The Eagles of Death Metal band have had two French festival performances cancelled after their singer reiterated claims that security staff at the Bataclan Theatre were tipped off about the 13 November terror attacks.
Isis terrorists opened fire during the band's set resulting in 90 deaths, in one of a series of coordinated attacks across the French capital.
After claiming that venue security may have been complicit in the attacks in March, singer Jesse Hughes apologised. However he repeated the claims in an interview with Taki's Magazine.
"There's no denying the terrorists were already inside, and they had to get in somehow," said Hughes. "During the shooting I went outside and the backstage door was propped open. How did that happen?"
On being asked if he thought a percentage of the security staff were Muslim, Hughes replied: "I know they were. This attack didn't happen by accident," he added, claiming to have seen "Muslims celebrating in the street during the attack".
"How did they know what was going on?" he asked. "There must have been coordination."

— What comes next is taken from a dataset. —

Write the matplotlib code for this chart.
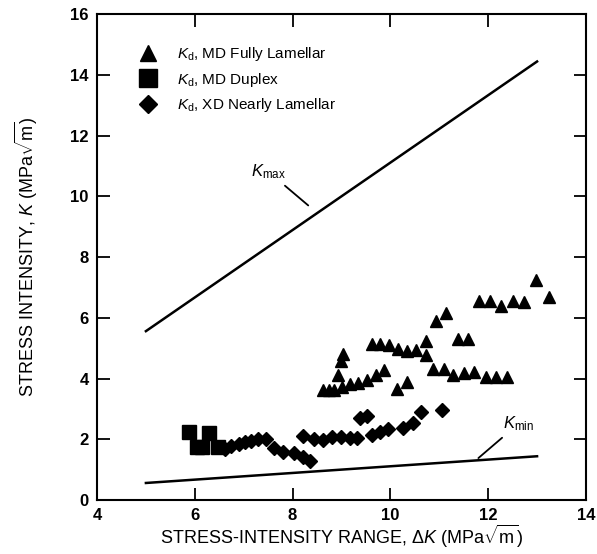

Unlike many rock stars Hughes is known for his controversial right wing views, and has expressed his support for gun ownership and Republican presidential candidate Donald Trump. His claims that Muslims celebrated on the streets echo those of Trump, who claimed that Muslims in New York celebrated the 9/11 attacks. No evidence has been produced to substantiate Trump's claim.
Following the publication of the interview, the organisers of the August Rock En Seine and Cabaret Vert festivals have cancelled performances by the band, saying in a statement they are "in total disagreement with Jesse Hughes' recent allegations".
Responding to Hughes' March claims, the Bataclan praised security staff on duty on the night of the attack, and called the singer's allegations "grave and defamatory."
"All the testimonies gathered to this day demonstrate the professionalism and courage of the security agents who were on the ground on 13 November. Hundreds of people were saved thanks to [their] intervention."
"I humbly beg forgiveness from the people of France, the staff and security of the Bataclan, my fans, family, friends and anyone else hurt or offended by the absurd accusations I made," he said of his initial comments. "They do not reflect opinions of my bandmates or anyone associated with Eagles of Death Metal. The shame is 100% mine."